Let's start burning stuff in Chernobyl too, that'll recover it! Hell, we should burn entire cities! We'll all be happy and stress-free and dead).

Anonymous said...

Should I buy Tohoku products? Let me see: if I do so I help relieving Tepco from paying damages for unsold produce while putting at risk my family health... hmm.
Well, maybe I will keep doing what I am doing: buy almost nothing that comes from anywhere between Nagano and Aomori, buy fresh produce from other prefectures and buy as much as possible of the rest from abroad. Also, cut to zero mushrooms and bamboo shoots purchases, regardless of declared provenience.
Sorry, but better safe than sorry: I never asked my electricity to be made in a npp.
Beppe

Anonymous said...

Let's boycott Yahoo world-wide.

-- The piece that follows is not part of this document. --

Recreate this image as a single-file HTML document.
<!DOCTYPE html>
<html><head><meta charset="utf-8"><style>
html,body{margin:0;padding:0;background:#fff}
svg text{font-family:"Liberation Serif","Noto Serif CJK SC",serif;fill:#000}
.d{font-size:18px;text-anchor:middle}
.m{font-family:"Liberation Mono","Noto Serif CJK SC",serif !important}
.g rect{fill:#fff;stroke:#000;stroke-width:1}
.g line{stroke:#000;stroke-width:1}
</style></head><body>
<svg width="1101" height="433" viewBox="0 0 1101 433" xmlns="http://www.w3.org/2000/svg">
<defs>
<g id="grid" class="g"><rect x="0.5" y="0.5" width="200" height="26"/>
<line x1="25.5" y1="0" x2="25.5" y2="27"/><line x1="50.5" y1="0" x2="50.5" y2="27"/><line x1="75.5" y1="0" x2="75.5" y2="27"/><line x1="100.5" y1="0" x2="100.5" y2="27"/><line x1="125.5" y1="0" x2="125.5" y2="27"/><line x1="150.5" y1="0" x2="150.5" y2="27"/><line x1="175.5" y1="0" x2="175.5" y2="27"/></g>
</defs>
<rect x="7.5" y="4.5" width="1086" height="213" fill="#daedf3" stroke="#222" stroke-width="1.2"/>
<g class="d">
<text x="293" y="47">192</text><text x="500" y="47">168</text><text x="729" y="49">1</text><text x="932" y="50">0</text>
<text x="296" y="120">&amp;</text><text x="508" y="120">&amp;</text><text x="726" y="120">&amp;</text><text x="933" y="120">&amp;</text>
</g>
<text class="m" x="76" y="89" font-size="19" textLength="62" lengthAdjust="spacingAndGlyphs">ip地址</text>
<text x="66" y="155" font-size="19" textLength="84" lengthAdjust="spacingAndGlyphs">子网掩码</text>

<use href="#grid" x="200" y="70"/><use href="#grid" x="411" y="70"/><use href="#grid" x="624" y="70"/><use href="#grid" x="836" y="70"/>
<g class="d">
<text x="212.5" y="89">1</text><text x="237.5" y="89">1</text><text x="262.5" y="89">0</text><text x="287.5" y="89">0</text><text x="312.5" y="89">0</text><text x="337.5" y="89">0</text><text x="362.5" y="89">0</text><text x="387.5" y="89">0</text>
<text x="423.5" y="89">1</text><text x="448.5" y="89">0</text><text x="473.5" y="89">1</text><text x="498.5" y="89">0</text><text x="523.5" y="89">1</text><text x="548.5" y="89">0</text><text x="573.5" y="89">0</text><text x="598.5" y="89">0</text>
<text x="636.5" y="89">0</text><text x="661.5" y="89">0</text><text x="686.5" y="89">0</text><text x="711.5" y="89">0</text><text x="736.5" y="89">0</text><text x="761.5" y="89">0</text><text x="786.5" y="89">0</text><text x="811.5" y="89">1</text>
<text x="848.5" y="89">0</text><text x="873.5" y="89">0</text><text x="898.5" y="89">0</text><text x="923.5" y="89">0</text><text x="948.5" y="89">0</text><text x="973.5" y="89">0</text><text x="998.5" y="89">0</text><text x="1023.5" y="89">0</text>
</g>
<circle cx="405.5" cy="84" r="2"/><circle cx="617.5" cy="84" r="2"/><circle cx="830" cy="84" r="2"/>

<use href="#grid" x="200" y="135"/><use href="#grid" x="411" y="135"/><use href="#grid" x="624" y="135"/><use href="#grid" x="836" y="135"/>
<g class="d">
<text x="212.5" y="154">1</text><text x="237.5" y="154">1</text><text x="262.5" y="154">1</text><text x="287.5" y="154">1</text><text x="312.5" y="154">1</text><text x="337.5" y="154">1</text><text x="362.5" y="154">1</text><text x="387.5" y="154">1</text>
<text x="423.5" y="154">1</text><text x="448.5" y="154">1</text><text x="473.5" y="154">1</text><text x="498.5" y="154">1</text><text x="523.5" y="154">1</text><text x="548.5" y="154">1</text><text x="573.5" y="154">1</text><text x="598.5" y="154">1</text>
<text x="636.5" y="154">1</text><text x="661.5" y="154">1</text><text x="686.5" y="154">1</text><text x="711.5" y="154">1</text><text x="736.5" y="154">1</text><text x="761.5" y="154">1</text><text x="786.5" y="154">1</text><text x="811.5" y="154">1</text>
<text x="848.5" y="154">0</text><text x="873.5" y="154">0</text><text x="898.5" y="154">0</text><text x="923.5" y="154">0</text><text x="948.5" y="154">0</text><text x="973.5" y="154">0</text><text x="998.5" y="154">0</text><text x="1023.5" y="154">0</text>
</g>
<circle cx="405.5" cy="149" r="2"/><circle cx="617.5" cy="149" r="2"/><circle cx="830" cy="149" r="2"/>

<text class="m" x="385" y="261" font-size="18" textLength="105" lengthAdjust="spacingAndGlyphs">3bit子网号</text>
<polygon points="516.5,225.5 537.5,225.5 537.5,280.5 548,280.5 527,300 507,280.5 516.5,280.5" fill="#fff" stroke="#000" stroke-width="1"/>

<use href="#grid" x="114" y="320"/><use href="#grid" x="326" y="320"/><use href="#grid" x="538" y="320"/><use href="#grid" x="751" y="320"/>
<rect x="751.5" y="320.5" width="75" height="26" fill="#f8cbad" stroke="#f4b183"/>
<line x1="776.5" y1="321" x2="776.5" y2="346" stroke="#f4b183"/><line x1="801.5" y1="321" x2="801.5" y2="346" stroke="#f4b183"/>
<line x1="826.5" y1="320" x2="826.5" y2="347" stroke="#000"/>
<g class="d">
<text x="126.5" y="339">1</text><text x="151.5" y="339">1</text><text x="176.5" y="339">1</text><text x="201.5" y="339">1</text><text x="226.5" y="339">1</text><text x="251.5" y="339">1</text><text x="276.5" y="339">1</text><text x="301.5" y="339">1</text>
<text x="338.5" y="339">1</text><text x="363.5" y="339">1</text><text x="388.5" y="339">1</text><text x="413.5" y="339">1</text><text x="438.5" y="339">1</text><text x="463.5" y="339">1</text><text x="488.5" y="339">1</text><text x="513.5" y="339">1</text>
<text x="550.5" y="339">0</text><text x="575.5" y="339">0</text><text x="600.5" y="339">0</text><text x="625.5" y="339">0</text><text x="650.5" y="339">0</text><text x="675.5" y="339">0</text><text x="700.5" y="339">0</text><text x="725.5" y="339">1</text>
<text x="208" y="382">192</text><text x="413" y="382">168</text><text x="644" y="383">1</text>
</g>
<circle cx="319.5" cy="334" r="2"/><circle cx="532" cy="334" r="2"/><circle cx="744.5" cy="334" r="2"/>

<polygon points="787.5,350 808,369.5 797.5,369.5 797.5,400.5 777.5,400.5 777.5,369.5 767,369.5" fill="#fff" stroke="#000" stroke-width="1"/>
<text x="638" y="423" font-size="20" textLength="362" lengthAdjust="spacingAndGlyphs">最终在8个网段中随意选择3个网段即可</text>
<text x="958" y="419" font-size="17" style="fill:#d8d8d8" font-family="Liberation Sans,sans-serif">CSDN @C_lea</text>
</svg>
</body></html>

Don't use Yahoo emails, don't read Yahoo news feeds, don't partake in any Yahoo groups and services. Let's prepare to shun all Yahoo related services, including Flickr.

Let's help Yahoo kill itself.

Anonymous said...

Yahoo's endorsement of spreading radioactive debris across Japan is troubling. It will definitely affect my purchase decisions relative to Yahoo's services in the future.